Suppose there is a function, $f(t)$, not explicitly defined. Is the convolution of $f(t)$ with Heaviside Eq.1 or Eq.2? $$ \int_{0}^{t}f(\tau)H(\tau-t)d\tau = -\int_{0}^{t}f(t)dt \ \Leftarrow Eq.1 $$
$$ \int_{0}^{t}f(\tau)H(\tau-t)d\tau= \int_{0}^{t}f(t)dt \ \Leftarrow Eq.2 $$
I have doubts because doesn't it depend on whether $f(t)$ is odd or even? and My knowledge of convolution is sadly very limited. My knowledge of convolution mainly comes from this document.

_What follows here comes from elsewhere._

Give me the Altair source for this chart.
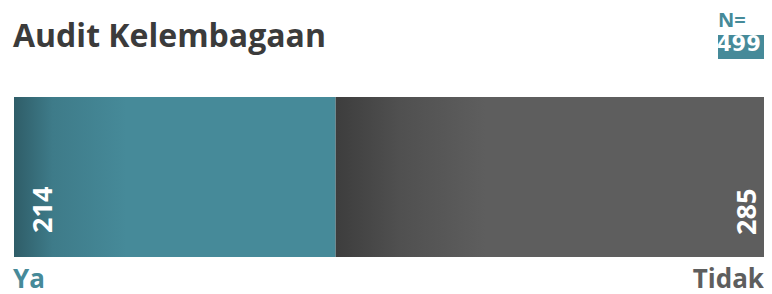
import altair as alt
import pandas as pd

# ---- data ----
categories = ["Ya", "Tidak"]
counts = [214, 285]
chart_title = "Audit Kelembagaan"
n_prefix = "N="
label_colors = ["#468a99", "#5e5e5e"]

total = sum(counts)
starts = [0, counts[0]]
ends = [counts[0], total]

df = pd.DataFrame({
    "cat": categories,
    "count": counts,
    "start": starts,
    "end": ends,
    "row": ["r"] * len(categories),
})
title_df = pd.DataFrame({"t": [chart_title], "n": [n_prefix], "total": [str(total)]})

W, H = 750, 160
FONT = "Open Sans"

xscale = alt.Scale(domain=[0, total], nice=False, zero=True)
yscale = alt.Scale(paddingInner=0, paddingOuter=0)
Y = alt.Y("row:N", scale=yscale, axis=None)
Ybottom = alt.Y("row:N", scale=yscale, axis=None, bandPosition=1)

teal_grad = alt.LinearGradient(
    gradient="linear", x1=0, x2=1, y1=0, y2=0,
    stops=[
        alt.GradientStop(offset=0, color="#2f5d68"),
        alt.GradientStop(offset=0.12, color="#3e7b89"),
        alt.GradientStop(offset=0.35, color="#468a99"),
        alt.GradientStop(offset=1, color="#468a99"),
    ],
)
gray_grad = alt.LinearGradient(
    gradient="linear", x1=0, x2=1, y1=0, y2=0,
    stops=[
        alt.GradientStop(offset=0, color="#3d3d3d"),
        alt.GradientStop(offset=0.15, color="#505050"),
        alt.GradientStop(offset=0.35, color="#5e5e5e"),
        alt.GradientStop(offset=1, color="#5e5e5e"),
    ],
)

base = alt.Chart(df)

bar_ya = base.transform_filter(alt.datum.cat == categories[0]).mark_bar(
    color=teal_grad, strokeWidth=0
).encode(
    x=alt.X("start:Q", scale=xscale, axis=None), x2="end:Q", y=Y
)
bar_tidak = base.transform_filter(alt.datum.cat == categories[1]).mark_bar(
    color=gray_grad, strokeWidth=0
).encode(
    x=alt.X("start:Q", scale=xscale, axis=None), x2="end:Q", y=Y
)

val_ya = base.transform_filter(alt.datum.cat == categories[0]).mark_text(
    angle=270, align="left", baseline="alphabetic", dx=24, dy=38,
    fontSize=27, fontWeight="bold", color="white", font=FONT
).encode(x=alt.X("start:Q", scale=xscale, axis=None), y=Ybottom, text="count:Q")

val_tidak = base.transform_filter(alt.datum.cat == categories[1]).mark_text(
    angle=270, align="left", baseline="alphabetic", dx=22, dy=-8,
    fontSize=27, fontWeight="bold", color="white", font=FONT
).encode(x=alt.X("end:Q", scale=xscale, axis=None), y=Ybottom, text="count:Q")

color_scale = alt.Scale(domain=categories, range=label_colors)

lab_ya = base.transform_filter(alt.datum.cat == categories[0]).mark_text(
    align="left", baseline="alphabetic", dx=-1, dy=31,
    fontSize=26, fontWeight="bold", font=FONT
).encode(x=alt.X("start:Q", scale=xscale, axis=None), y=Ybottom, text="cat:N",
         color=alt.Color("cat:N", scale=color_scale, legend=None))

lab_tidak = base.transform_filter(alt.datum.cat == categories[1]).mark_text(
    align="right", baseline="alphabetic", dx=0, dy=31,
    fontSize=26, fontWeight="bold", font=FONT
).encode(x=alt.X("end:Q", scale=xscale, axis=None), y=Ybottom, text="cat:N",
         color=alt.Color("cat:N", scale=color_scale, legend=None))

tbase = alt.Chart(title_df)
title_mark = tbase.mark_text(
    align="left", baseline="alphabetic", fontSize=32, fontWeight="bold",
    color="#3b3b3b", font=FONT
).encode(x=alt.value(-1), y=alt.value(-50), text="t:N")

n_box = tbase.mark_rect(color="#468a99").encode(
    x=alt.value(704), x2=alt.value(750), y=alt.value(-62), y2=alt.value(-38)
)
n_text = tbase.mark_text(
    align="left", baseline="alphabetic", fontSize=20, fontWeight="bold",
    color="#468a99", font=FONT
).encode(x=alt.value(704), y=alt.value(-70), text="n:N")
n_val = tbase.mark_text(
    align="left", baseline="alphabetic", fontSize=21, fontWeight="bold",
    color="white", font="DejaVu Sans"
).encode(x=alt.value(703), y=alt.value(-46), text="total:N")

chart = alt.layer(
    bar_ya, bar_tidak, val_ya, val_tidak, lab_ya, lab_tidak,
    title_mark, n_box, n_text, n_val
).properties(
    width=W, height=H,
    padding={"left": 6, "top": 89, "right": 0, "bottom": 37},
    autosize=alt.AutoSizeParams(type="none"),
    background="white",
).configure_view(stroke=None)

chart.save("out.html", embed_options={"renderer": "svg", "actions": False})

If the answer is neither, then I wish someone can explain to me what convolution with Heaviside can be simplified into, especially if the integral's limit is from 0 to some finite t.
Your problem is that you don't write convolution in the convenient way ; you should write:
$$\int_{0}^{t}f(\boxed{\tau})H(\boxed{t-\tau})d\tau = \int_{0}^{t}f(\tau)d\tau \tag{1}$$
Mnemonic : the sum of the two boxed expressions must simplify into the value of the "final" variable, here $t$:
$$\boxed{\tau}+\boxed{t-\tau}=\boxed{t}$$
Remark 1: please note that, on the RHS, I have modified the "dumb" variable into $\tau$ in order it is not the same as the "final" variable $t$.
Remark 2: if we write (1) under the form
$$f \star H = F$$ where $F$ is the primitive function that takes value $0$ in $0$, we can apply to it the formula for the differentiation of a convolution product:
$$(f \star g)'= f \star (g')$$
giving:
$$(f \star H)' = f \star \delta = f$$
which is a proof of (1).